Lecturas: El silencio

Los vacíos digitales

por Germán Viso

Una escena de lectura doble abre la nouvelle El silencio, de Don de Lillo. Por un lado, un personaje femenino que, mientras lee, escribe y también habla, parece querer registrarlo todo en los procesos de baja intensidad que desarrolla de forma simultánea. Por otro lado, su pareja, un hombre que ha decidido reclinar el asiento para ver mejor la pantalla en la que aparecen una serie de datos actualizados acerca del vuelo: coordenadas, velocidades, husos horarios, tiempo restante, etc., que va comentando en voz alta forzando una conversación sobre estas informaciones superficiales. 

Con motivo de la celebración del Super Bowl del año 2022, ese evento que ejemplifica de forma manifiesta a la cultura norteamericana, se han puesto de acuerdo cinco amigos para cenar en la casa de Max en Manhattan, donde convive con su mujer, Diane, una profesora jubilada. Junto a un antiguo alumno de Física, la pareja aguarda la llegada de los dos restantes amigos que arribarán luego de un catastrófico viaje del que saldrán apenas con vida. En medio de la espera, un suceso de origen desconocido hace colapsar todos los sistemas de telecomunicaciones, justo en el momento en el que espectáculo que más atrae al norteamericano medio se está desarrollando. Esto generará las más insospechadas teorías, amparadas en la incertidumbre y el delirio.

De vuelta de París esta pareja nos revela en escenas de diálogo en el avión el anticipo de los temas centrales de la novela. La cultura disuelta en datos de pantalla y un accidente (¿atentado?) en el corazón del capital tecnológico, que desata el paranoide hilar entramado de las narraciones conspirativas.

El viaje automatiza el diálogo y replica en cierta medida las respuestas de un bot digital programado para repetir una serie limitada de enunciados previsibles. De Lillo parece querer decir que la máquina se asemeja peligrosamente a aquellos aspectos que priman en las relaciones humanas y que no son particularmente los mejores. De esta forma, subrepticiamente, se introduce la idea de la existencia mediada por sistemas y su síntesis: los rectángulos delgados y de superficie lisa que contienen la lógica mágica de los algoritmos, la cristalizada sustancia que nos conecta.
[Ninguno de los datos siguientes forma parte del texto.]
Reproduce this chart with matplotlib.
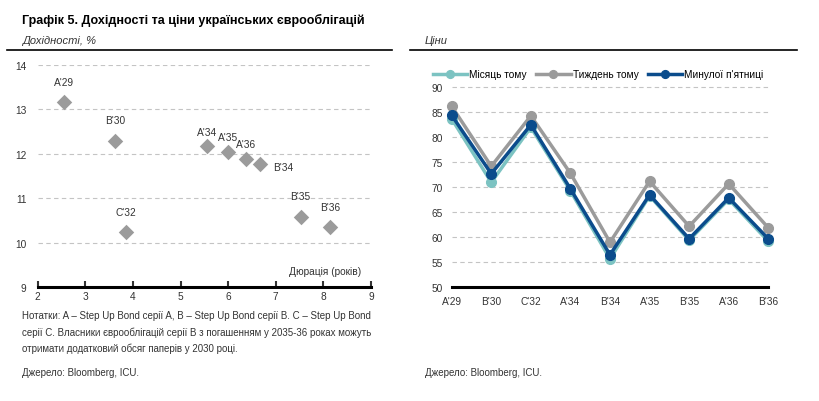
import matplotlib
matplotlib.use("Agg")
import matplotlib.pyplot as plt
from matplotlib.lines import Line2D

plt.rcParams['font.family'] = ['Liberation Sans Narrow', 'Liberation Sans', 'DejaVu Sans']

# left chart: duration vs yield
bond_names = ["A'29", "B'30", "C'32", "A'34", "A'35", "A'36", "B'34", "B'35", "B'36"]
duration = [2.55, 3.62, 3.85, 5.55, 5.99, 6.38, 6.67, 7.52, 8.14]
yields = [13.16, 12.30, 10.24, 12.17, 12.05, 11.89, 11.77, 10.59, 10.35]
# label offsets (points) per bond
label_pos = [(0, 11), (0, 11), (0, 11), (0, 7), (0, 7), (0, 7), (17, -2), (0, 11), (0, 11)]

# right chart: prices
price_cats = ["A'29", "B'30", "C'32", "A'34", "B'34", "A'35", "B'35", "A'36", "B'36"]
month_ago = [83.7, 71.0, 82.0, 69.3, 55.7, 68.3, 59.4, 67.6, 59.2]
week_ago = [86.2, 74.2, 84.3, 72.8, 59.0, 71.2, 62.2, 70.7, 61.9]
last_friday = [84.4, 72.7, 82.5, 69.7, 56.5, 68.5, 59.7, 67.9, 59.7]

teal = '#7cc3c2'
grey = '#9b9b9b'
navy = '#0b4c8c'
txt = '#333333'
fs = 7.3

fig = plt.figure(figsize=(8.2, 4.02), dpi=100)
W, H = 820, 402

def ax_rect(x0, y0, x1, y1):
    return [x0 / W, 1 - y1 / H, (x1 - x0) / W, (y1 - y0) / H]

# titles and rules
fig.text(22 / W, 1 - 20 / H, "Графік 5. Дохідності та ціни українських єврооблігацій",
         fontsize=9, fontweight='bold', va='center', ha='left', color='black')
fig.text(22 / W, 1 - 41 / H, "Дохідності, %", fontsize=8, style='italic', va='center', color=txt)
fig.text(425 / W, 1 - 41 / H, "Ціни", fontsize=8, style='italic', va='center', color=txt)
fig.add_artist(Line2D([7 / W, 392 / W], [1 - 51 / H] * 2, color='black', lw=1.2))
fig.add_artist(Line2D([410 / W, 797 / W], [1 - 51 / H] * 2, color='black', lw=1.2))

# left scatter
ax1 = fig.add_axes(ax_rect(37.7, 66, 371, 288.3))
ax1.scatter(duration, yields, marker='D', s=62, color=grey, zorder=3, linewidths=0)
for name, x, y, off in zip(bond_names, duration, yields, label_pos):
    ax1.annotate(name, (x, y), xytext=off, textcoords='offset points',
                 ha='center', va='bottom' if off[1] > 0 else 'center', fontsize=fs, color=txt)
ax1.set_xlim(2, 9)
ax1.set_ylim(9, 14)
ax1.set_xticks(range(2, 10))
ax1.set_yticks(range(9, 15))
for y in range(10, 15):
    ax1.axhline(y, color='#c4c4c4', lw=0.8, ls=(0, (4, 3)), zorder=1)
for s in ['top', 'right', 'left']:
    ax1.spines[s].set_visible(False)
ax1.spines['bottom'].set_linewidth(2.2)
ax1.tick_params(axis='y', length=0, pad=8, labelsize=fs, colors=txt)
ax1.tick_params(axis='x', length=4, width=1.5, direction='in', pad=3, labelsize=fs, colors=txt)
ax1.text(8.8, 9.25, "Дюрація (років)", fontsize=fs, color=txt, ha='right', va='bottom')

notes = ["Нотатки: A – Step Up Bond серії A, B – Step Up Bond серії B. C – Step Up Bond",
         "серії C. Власники єврооблігацій серії B з погашенням у 2035-36 роках можуть",
         "отримати додатковий обсяг паперів у 2030 році."]
for i, line in enumerate(notes):
    fig.text(22 / W, 1 - (316 + 16.5 * i) / H, line, fontsize=7, va='center', color=txt)
fig.text(22 / W, 1 - 373 / H, "Джерело: Bloomberg, ICU.", fontsize=7, va='center', color=txt)
fig.text(425 / W, 1 - 373 / H, "Джерело: Bloomberg, ICU.", fontsize=7, va='center', color=txt)

# right line chart
ax2 = fig.add_axes(ax_rect(451.7, 88.3, 768.3, 288.3))
xs = range(len(price_cats))
ax2.plot(xs, month_ago, color=teal, lw=2.5, marker='o', ms=7, label='Місяць тому', zorder=3)
ax2.plot(xs, week_ago, color=grey, lw=2.5, marker='o', ms=7, label='Тиждень тому', zorder=2)
ax2.plot(xs, last_friday, color=navy, lw=2.5, marker='o', ms=7, label="Минулої п'ятниці", zorder=4)
ax2.set_xlim(0, len(price_cats) - 1)
ax2.set_ylim(50, 90)
ax2.set_yticks(range(50, 95, 5))
ax2.set_xticks(list(xs))
ax2.set_xticklabels(price_cats)
for y in range(55, 95, 5):
    ax2.axhline(y, color='#c4c4c4', lw=0.8, ls=(0, (4, 3)), zorder=1)
for s in ['top', 'right', 'left']:
    ax2.spines[s].set_visible(False)
ax2.spines['bottom'].set_linewidth(2.2)
ax2.tick_params(axis='y', length=0, pad=6.5, labelsize=fs, colors=txt)
ax2.tick_params(axis='x', length=0, pad=6, labelsize=fs, colors=txt)
for line in ax2.get_lines():
    line.set_clip_on(False)
leg = ax2.legend(loc='lower left', bbox_to_anchor=(-0.085, 1.0), ncol=3, frameon=False,
                 fontsize=fs, handlelength=3.4, handletextpad=0.2, columnspacing=0.9,
                 borderaxespad=0.4, markerscale=0.8)

fig.savefig('out.png', dpi=100)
Desde el inicio los personajes ya muestran una clara disposición a la incomunicación, una particular incapacidad de interactuar acorde a esa situación. Esta va a ser una constante en las relaciones de los demás personajes, enfrascados en sus propios mundos, repitiendo en bucle los discursos, casi siempre en monólogos alienados. Cada uno instalado en su juego del lenguaje individual, salvo cuando los signos del desastre impongan una lengua común inevitable: el lenguaje primal del miedo.

Caída e incertidumbre, acto y consecuencia que deben ser rellenados con la ficción paranoica: la emergente forma actual de poder narrarnos. Las ideas sólo existen si son intermediadas por el flujo del capital. Aquellas que resulten ajenas, ni siquiera pueden ser contempladas en su virtualidad. Si existe un tema tabú en la sociedad poscapitalista es el de la caída del régimen del capital, algo que se puede ver en parte de la filmografía reciente de Hollywood, donde la negación de la posibilidad de la disolución del sistema lleva hasta la misma extinción humana.

Entonces, lo que se evidencia es el cuadro fijo de un movimiento en espiral hacia el vórtice de un vacío de superficie digital. La crisis de una sociedad que ya no puede narrarse a sí misma, que, de su historia, solo un pálido fulgor se refleja en las superficies ciegas de las pantallas desiertas. El agujero negro predicho por Einstein se transforma aquí en un rectángulo negro y su función se invierte: ya no absorbe todo espacio-tiempo, sino que repele la masa y la energía de los sujetos alienados y les devuelve en un mismo movimiento la posibilidad de la palabra y su cancelación, en un silencio ensordecedor.